I have been travelling a lot in July, not so much in August. The two months had a noticeably different rhythm and a very opposite feel. July felt suspended, ethereal, with me constantly on the move and up in the air, struggling to feel settled or make sense of where I was, for I wasn’t anywhere for long enough.
August, in contrast, was a static month, and yet one full of restless anxiety, of changes, of big announcements and strict deadlines. I suppose all these factors, in different ways, are part of the reason why I have been absent from the pages.
However, I did want to share more about a short visit I paid to my homeland back in July, and to my nonna in particular. (You might remember her from this chicken story. Well, she just turned 95 and made her first appearance on a foreign national paper.) When I visited, I found her in her beloved ‘basement kitchen’ while she was jarring tomatoes and making fresh tomato sauce. Needless to say, she jumped on the chance to teach me a thing or two about canning while we chatted the morning away.
As it turns out, Grandma’s tomato sauce isn’t any more special than any good homemade tomato sauces you’ll find all over Italy, and it’s made in a very similar set of steps. Of course, we love hers because it’s hers. Like so many Italian recipes, every household has its rules, its secret ingredients, and alledgedly, the ultimate recipe.
To be fair to Grandma’s recipe, though, it something to be proud of, not least becaus ot the excellent raw materials that go into it. Her homegrown tomatoes, for starterts. Sweet, fleshy but with just enough water to turn saucy, they are undoubtly the key ingredient for a successful sauce. To these, she just adds a bit of oil, salt, garlic and basil (both her own, too), so as to let the tomato flavour take centre stage.
I wish I’d brought some of her bottles of sauce back to London. She seemed distressed by the fact I couldn’t take any. As I was struggling to explain the concept of hand luggage to her, I was pondering whether her sauce was worth checking a bag for. Then, I remembered that I’d be back again in late September, at which point no one will come between me and some proper pasta rossa.
5 Kg saucing tomatoes (such as San Marzano)
6 garlic cloves, crushed
A small bunch of fresh basil
Fine grain sea salt
Extra virgin olive oil
Wash the tomatoes thoroughly and place them in a bucket or large basin. Cut them in half and remove the seeds. Place the tomato halves in the largest stockpot you have – or divide them between two.
Heat the pot(s) over a low-medium heat. At one point, you will see that the tomatoes are starting to release their juices. Add a splash of water (about 60 ml) and leave them to bubble down, stirring occasionally to make sure they cook evenly. Once they have let out all their liquid, lower the heat to the minimum and allow the sauce to simmer for about an hour. Check and stir it often.

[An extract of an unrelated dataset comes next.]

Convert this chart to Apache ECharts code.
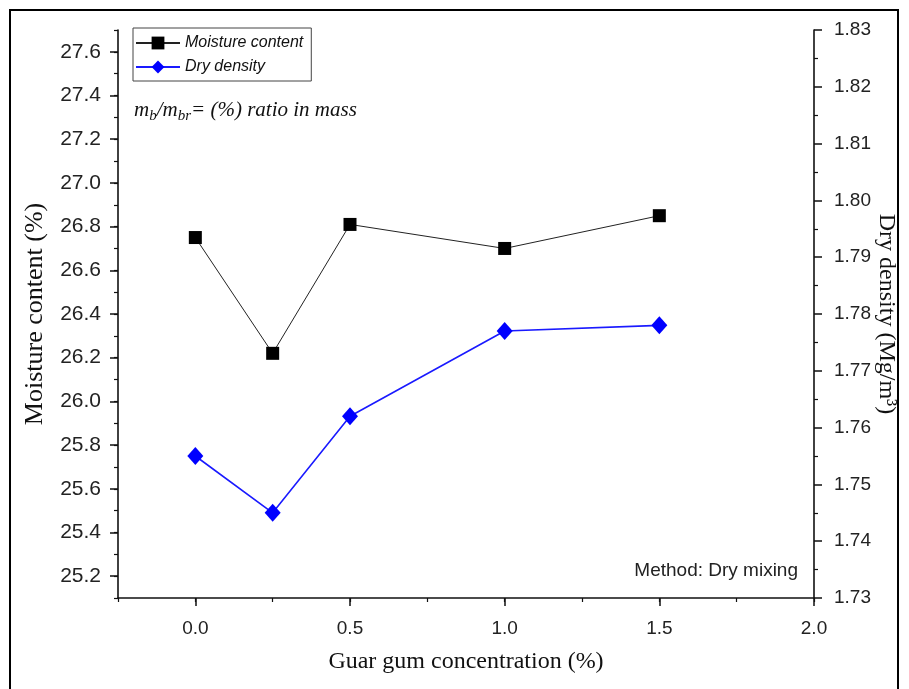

Meanwhile, sterilise 6 x 500ml jars and lids (I wash them in the dishwasher and then dry the jars in a low oven).
Go back to your sauce and taste it. Season with a generous dash of salt (how much depends on your taste; start with about 1 ½ teaspoon fine grain sea salt); stir, wait a couple of minutes, then taste again and season some more if needed. Remove from the heat. Allow the sauce to cool ever so slightly so that you can handle it comfortably.
Working in batches, scoop the tomatoes and pass them through the mill secured over a bowl small enough for it to sit comfortably (as soon as the bowl fills up. transfer the sauce to another container and carry on). Once in a while, discard the scraps, peels, seeds and fibrous bits to make room for more tomatoes. For an extra-smooth sauce, you can mill it twice; I’m usually happy with one.
Fill the sterilised jars with the sauce, leaving 1 cm from the edge. Place a garlic clove and two basil leaves on top, then finish with a tablespoon of oil. Close tightly with new, sterilised lids.
Proceed with the second sterilisation. Place the jars in a pot filled with water, putting atowel between them to keep them separate. Bring to the boil and simmer for 20 minutes. Leave to cool in the water for 30 minutes, then pick up and place on a tea towel. After a few hours, check that they are sealed. Store the sealed jars in a cool, dry place for up to 6 months, and in the fridge once opened.